25 Nov 5 Things Changing Canadian Real Estate
5 Things Changing Canadian Real Estate
Canadian real estate was once something well understood. Since the unexpected results of the U.S. election results the Canadian real estate market has followed suit.
- Mortgage rates are on the rise, with RBC Bank, being one of the first to implement the rate increase
- New mortgage rules The Canadian government has imposed tighter mortgage rules trying to ensure that Canadians can afford their mortgages. An overheated Vancouver market was cooled by the new 15% tax imposed on foreign buyers as well as a 1% tax added to properties left vacant for more than six months
- Ontario doubles it’s tax rebate offered to first time buyers and Vancouver’s market in response to the new tax gets chilled.

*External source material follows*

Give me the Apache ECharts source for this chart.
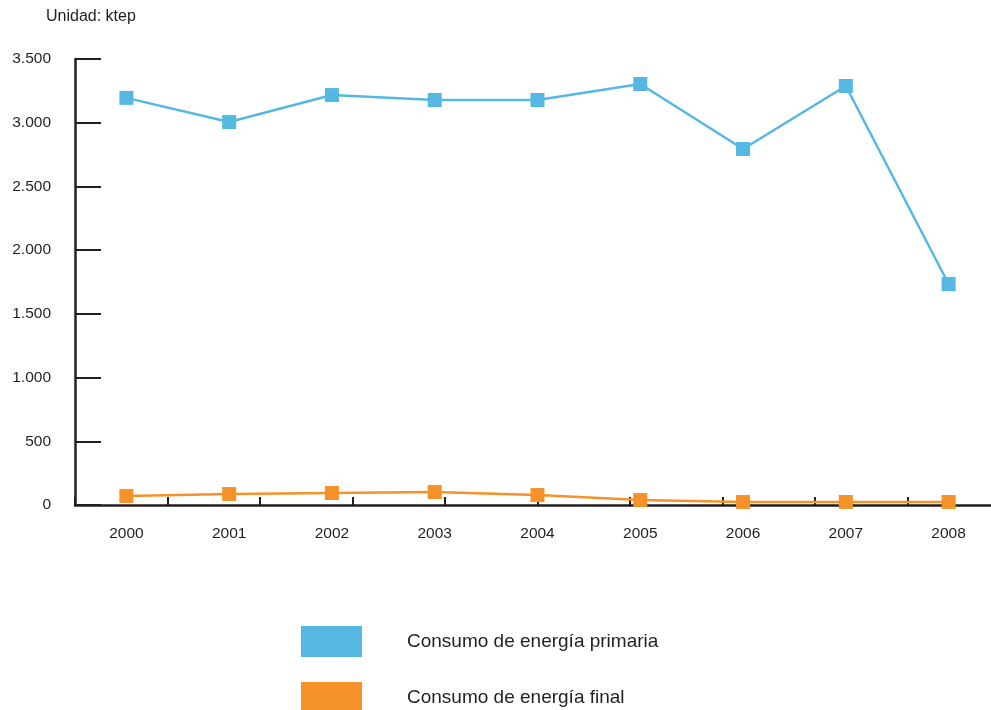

- Calgary, once a booming real estate market was hit hard when oil prices reached low levels. The Calgary market is now, more balanced.
- Foreign Investment is coming to Montreal as compared to Vancouver and Toronto, Montreal remains a relative bargain!
Read the full article from BNN
Just six months ago, many Canadians were confident in their understanding of the housing market. Historically-low borrowing costs were showing no signs of moving higher, Calgary continued to suffer under the weight of low oil, and price gains in Vancouver and Toronto looked unstoppable. A lot has changed since then.
Canadian home resales and prices rose in October as the nation’s long housing boom continued, two separate reports showed on Tuesday, but analysts said higher borrowing costs have increased the risk of a correction.